The ship was originally set to arrive Aug. 11 but Sri Lanka’s foreign ministry asked to postpone the docking until further consultations took place. The ministry said last weekend that the ship was given permission to dock in Hambantota until Aug. 22. It said the two sides had agreed the ship would keep its identification systems on and would not carry out any research activities while in Sri Lanka waters.
Sri Lanka said it was postponing the ship’s arrival because of concerns raised with the ministry but didn’t identify who had raised them. Security concerns of neighboring India over the ship’s proximity to its southern borders likely factor in.
India on Monday gifted a maritime reconnaissance aircraft to Sri Lanka to strengthen its maritime security. The Indian embassy said Sri Lanka’s navy and air force personnel who were trained India will operate the aircraft with operational support from Indian personnel.
“The aircraft would act as a force multiplier, enabling Sri Lanka to tackle multiple challenges such as human and drug trafficking, smuggling and other organized forms of crime in its coastal waters more effectively. Induction of the aircraft is timely in view of the current challenges to Sri Lanka’s maritime security,” the embassy said.
India’s foreign ministry spokesperson Arindam Bagchi said last week that India was aware of a planned visit by the vessel and that it carefully monitors any development that affects its security and economic interests and will take all measures to safeguard them.
China has been vying to expand its influence in Sri Lanka, which sits along one of the busiest shipping routes in what India considers part of its strategic backyard.
India has provided crucial assistance including food, fuel, medicines and cooking gas to the Indian Ocean nation as it struggles with an economic meltdown amid a severe foreign currency crisis.
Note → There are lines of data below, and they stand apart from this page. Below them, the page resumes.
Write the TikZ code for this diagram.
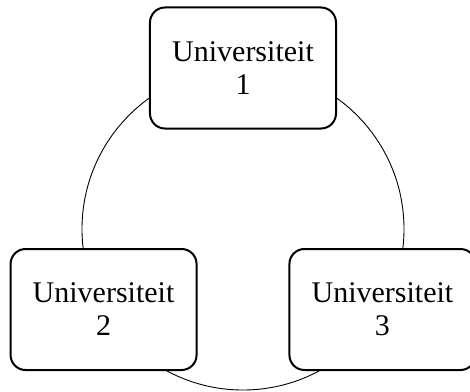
\documentclass[tikz,border=0pt]{standalone}
\usepackage{fontspec}
\setmainfont{Liberation Serif}
\usepackage{tikz}

\begin{document}
\begin{tikzpicture}[x=1pt,y=1pt,
	uni/.style={draw,fill=white,line width=2pt,rounded corners=15pt,minimum width=186pt,minimum height=121pt,align=center,font=\fontsize{30}{33}\selectfont}]
			\useasboundingbox (-243,-162) rectangle (227,229);
			\clip (-243,-162) rectangle (227,229);
			\draw[line width=0.9pt] (0,0) circle (161);
			\node[uni] (u1) at (90:161) {Universiteit\\1};
			\node[uni] (u2) at (210:161) {Universiteit\\2};
			\node[uni] (u3) at (330:161) {Universiteit\\3};
\end{tikzpicture}
\end{document}
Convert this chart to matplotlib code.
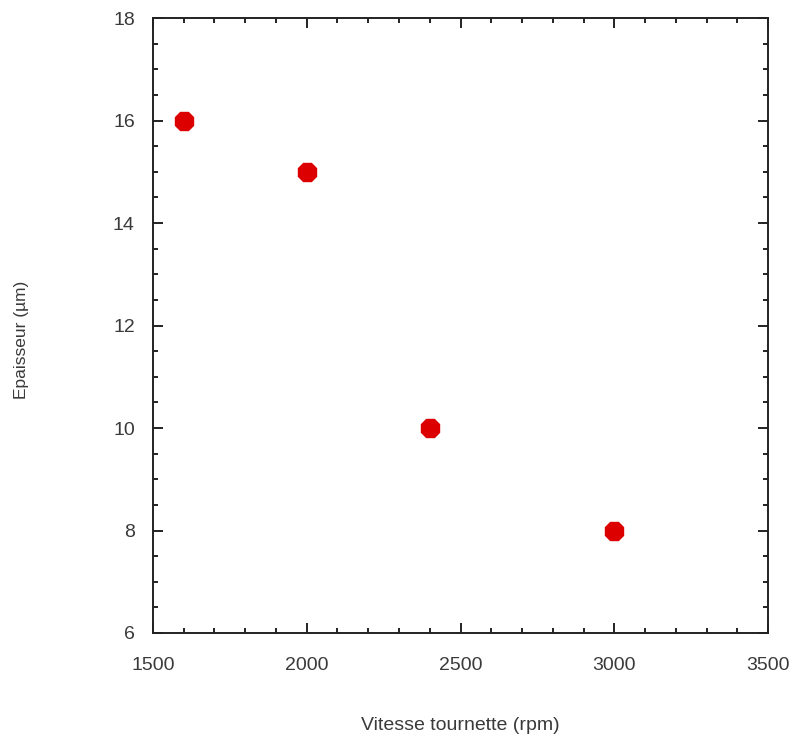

At the same time, China’s agreement to restructure its infrastructure loans to Sri Lanka is vital for the country to be able to reach a bailout program with the International Monetary Fund.
China has lent Sri Lanka billions of dollars for development projects, some of which have been criticized as having little practical use. They include Hambantota port, which Sri Lanka leased to China in 2017 because it could not pay back the loan.
“Given the geopolitical dynamics in the region and Sri Lanka’s heavy vulnerability on the economic front, Sri Lanka is playing with two fires at a diplomatic level,” said international affairs analyst Ranga Kalansooriya.
He said while Sri Lanka is unable to discount both the regional powers, its President Ranil Wickremesinghe is tasked not only with salvaging the country’s economy but also maintaining a diplomatic balance.